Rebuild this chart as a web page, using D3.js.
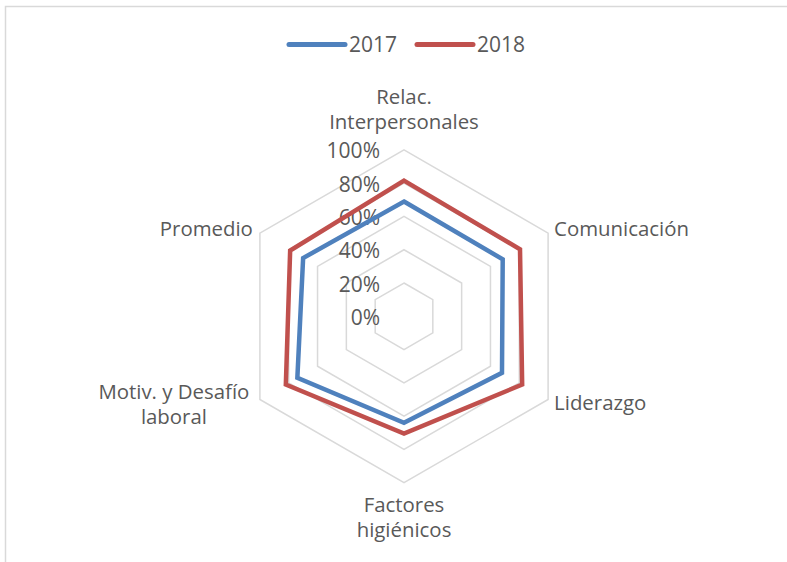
<!DOCTYPE html>
<html>
<head>
<meta charset="utf-8">
<script src="https://cdn.jsdelivr.net/npm/d3@7"></script>
<style>
  html, body { margin: 0; padding: 0; background: #fff; }
  svg { display: block; }
  text { font-family: "Open Sans", sans-serif; fill: #595959; }
</style>
</head>
<body>
<svg id="chart" width="787" height="562"></svg>
<script>
// ---- data ----
const categories = [
  ["Relac.", "Interpersonales"],
  ["Comunicación"],
  ["Liderazgo"],
  ["Factores", "higiénicos"],
  ["Motiv. y Desafío", "laboral"],
  ["Promedio"]
];
const seriesNames = ["2017", "2018"];
const values2017 = [0.69, 0.685, 0.68, 0.64, 0.74, 0.70];
const values2018 = [0.815, 0.805, 0.82, 0.705, 0.82, 0.79];
const tickValues = [0, 0.2, 0.4, 0.6, 0.8, 1.0];
const tickLabels = ["0%", "20%", "40%", "60%", "80%", "100%"];
const colors = ["#4F81BD", "#C0504D"];

// ---- layout ----
const W = 787, H = 562;
const cx = 404, cy = 316.3, R = 166.4;
const svg = d3.select("#chart");

// chart frame
svg.append("rect")
  .attr("x", 5.5).attr("y", 6.5)
  .attr("width", W + 10).attr("height", H + 10)
  .attr("fill", "none").attr("stroke", "#D9D9D9").attr("stroke-width", 1.5);

const r = d3.scaleLinear().domain([0, 1]).range([0, R]);
const n = categories.length;
const angle = d3.scaleLinear().domain([0, n]).range([0, 2 * Math.PI]);
const px = (i, v) => cx + r(v) * Math.sin(angle(i));
const py = (i, v) => cy - r(v) * Math.cos(angle(i));

const g = svg.append("g");

// grid rings
const ringLine = d3.line().x(d => d[0]).y(d => d[1]).curve(d3.curveLinearClosed);
tickValues.filter(t => t > 0).forEach(t => {
  const pts = d3.range(n).map(i => [px(i, t), py(i, t)]);
  g.append("path").attr("d", ringLine(pts))
    .attr("fill", "none").attr("stroke", "#D9D9D9").attr("stroke-width", 1.5);
});

// tick labels
g.selectAll("text.tick").data(tickValues).enter().append("text")
  .attr("class", "tick")
  .attr("x", cx - 24)
  .attr("y", d => cy - r(d) + 8.5)
  .attr("text-anchor", "end")
  .attr("font-size", 21)
  .text((d, i) => tickLabels[i]);

// series
const seriesData = [values2017, values2018];
seriesData.forEach((vals, s) => {
  const pts = vals.map((v, i) => [px(i, v), py(i, v)]);
  g.append("path").attr("d", ringLine(pts))
    .attr("fill", "none").attr("stroke", colors[s])
    .attr("stroke-width", 4.5).attr("stroke-linejoin", "miter");
});

// category labels
const lh = 25;
const fs = 20.4;
const labelPos = [
  { dx: 0, dy: -45.5, anchor: "middle" },   // top
  { dx: 6, dy: 3, anchor: "start" },        // upper right
  { dx: 6, dy: 10.5, anchor: "start" },     // lower right
  { dx: 0, dy: 29.5, anchor: "middle" },    // bottom
  { dx: -86, dy: -0.5, anchor: "middle" },  // lower left
  { dx: -7, dy: 2.5, anchor: "end" }        // upper left
];
categories.forEach((lines, i) => {
  const p = labelPos[i];
  lines.forEach((ln, k) => {
    g.append("text")
      .attr("x", px(i, 1) + p.dx)
      .attr("y", py(i, 1) + p.dy + k * lh)
      .attr("text-anchor", p.anchor)
      .attr("font-size", fs)
      .text(ln);
  });
});

// legend
const legend = svg.append("g");
const legX = [289, 417];
seriesNames.forEach((name, s) => {
  legend.append("line")
    .attr("x1", legX[s]).attr("x2", legX[s] + 56)
    .attr("y1", 44.5).attr("y2", 44.5)
    .attr("stroke", colors[s]).attr("stroke-width", 5)
    .attr("stroke-linecap", "round");
  legend.append("text")
    .attr("x", legX[s] + 60).attr("y", 52.3)
    .attr("font-size", 21)
    .text(name);
});
</script>
</body>
</html>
┄┄┄┄┄┄┄┄┄┄┄┄┄┄┄┄┄┄┄┄
Take the listing and print it again exactly, but without any pictures.

* _Exercise answer_
Rebuild this chart as a web page, using D3.js.
<!DOCTYPE html>
<html>
<head>
<meta charset="utf-8">
<script src="https://cdn.jsdelivr.net/npm/d3@7"></script>
<style>
  html, body { margin: 0; padding: 0; background: #fff; }
  svg { display: block; }
  text { font-family: "Open Sans", sans-serif; fill: #595959; }
</style>
</head>
<body>
<svg id="chart" width="787" height="562"></svg>
<script>
// ---- data ----
const categories = [
  ["Relac.", "Interpersonales"],
  ["Comunicación"],
  ["Liderazgo"],
  ["Factores", "higiénicos"],
  ["Motiv. y Desafío", "laboral"],
  ["Promedio"]
];
const seriesNames = ["2017", "2018"];
const values2017 = [0.69, 0.685, 0.68, 0.64, 0.74, 0.70];
const values2018 = [0.815, 0.805, 0.82, 0.705, 0.82, 0.79];
const tickValues = [0, 0.2, 0.4, 0.6, 0.8, 1.0];
const tickLabels = ["0%", "20%", "40%", "60%", "80%", "100%"];
const colors = ["#4F81BD", "#C0504D"];

// ---- layout ----
const W = 787, H = 562;
const cx = 404, cy = 316.3, R = 166.4;
const svg = d3.select("#chart");

// chart frame
svg.append("rect")
  .attr("x", 5.5).attr("y", 6.5)
  .attr("width", W + 10).attr("height", H + 10)
  .attr("fill", "none").attr("stroke", "#D9D9D9").attr("stroke-width", 1.5);

const r = d3.scaleLinear().domain([0, 1]).range([0, R]);
const n = categories.length;
const angle = d3.scaleLinear().domain([0, n]).range([0, 2 * Math.PI]);
const px = (i, v) => cx + r(v) * Math.sin(angle(i));
const py = (i, v) => cy - r(v) * Math.cos(angle(i));

const g = svg.append("g");

// grid rings
const ringLine = d3.line().x(d => d[0]).y(d => d[1]).curve(d3.curveLinearClosed);
tickValues.filter(t => t > 0).forEach(t => {
  const pts = d3.range(n).map(i => [px(i, t), py(i, t)]);
  g.append("path").attr("d", ringLine(pts))
    .attr("fill", "none").attr("stroke", "#D9D9D9").attr("stroke-width", 1.5);
});

// tick labels
g.selectAll("text.tick").data(tickValues).enter().append("text")
  .attr("class", "tick")
  .attr("x", cx - 24)
  .attr("y", d => cy - r(d) + 8.5)
  .attr("text-anchor", "end")
  .attr("font-size", 21)
  .text((d, i) => tickLabels[i]);

// series
const seriesData = [values2017, values2018];
seriesData.forEach((vals, s) => {
  const pts = vals.map((v, i) => [px(i, v), py(i, v)]);
  g.append("path").attr("d", ringLine(pts))
    .attr("fill", "none").attr("stroke", colors[s])
    .attr("stroke-width", 4.5).attr("stroke-linejoin", "miter");
});

// category labels
const lh = 25;
const fs = 20.4;
const labelPos = [
  { dx: 0, dy: -45.5, anchor: "middle" },   // top
  { dx: 6, dy: 3, anchor: "start" },        // upper right
  { dx: 6, dy: 10.5, anchor: "start" },     // lower right
  { dx: 0, dy: 29.5, anchor: "middle" },    // bottom
  { dx: -86, dy: -0.5, anchor: "middle" },  // lower left
  { dx: -7, dy: 2.5, anchor: "end" }        // upper left
];
categories.forEach((lines, i) => {
  const p = labelPos[i];
  lines.forEach((ln, k) => {
    g.append("text")
      .attr("x", px(i, 1) + p.dx)
      .attr("y", py(i, 1) + p.dy + k * lh)
      .attr("text-anchor", p.anchor)
      .attr("font-size", fs)
      .text(ln);
  });
});

// legend
const legend = svg.append("g");
const legX = [289, 417];
seriesNames.forEach((name, s) => {
  legend.append("line")
    .attr("x1", legX[s]).attr("x2", legX[s] + 56)
    .attr("y1", 44.5).attr("y2", 44.5)
    .attr("stroke", colors[s]).attr("stroke-width", 5)
    .attr("stroke-linecap", "round");
  legend.append("text")
    .attr("x", legX[s] + 60).attr("y", 52.3)
    .attr("font-size", 21)
    .text(name);
});
</script>
</body>
</html>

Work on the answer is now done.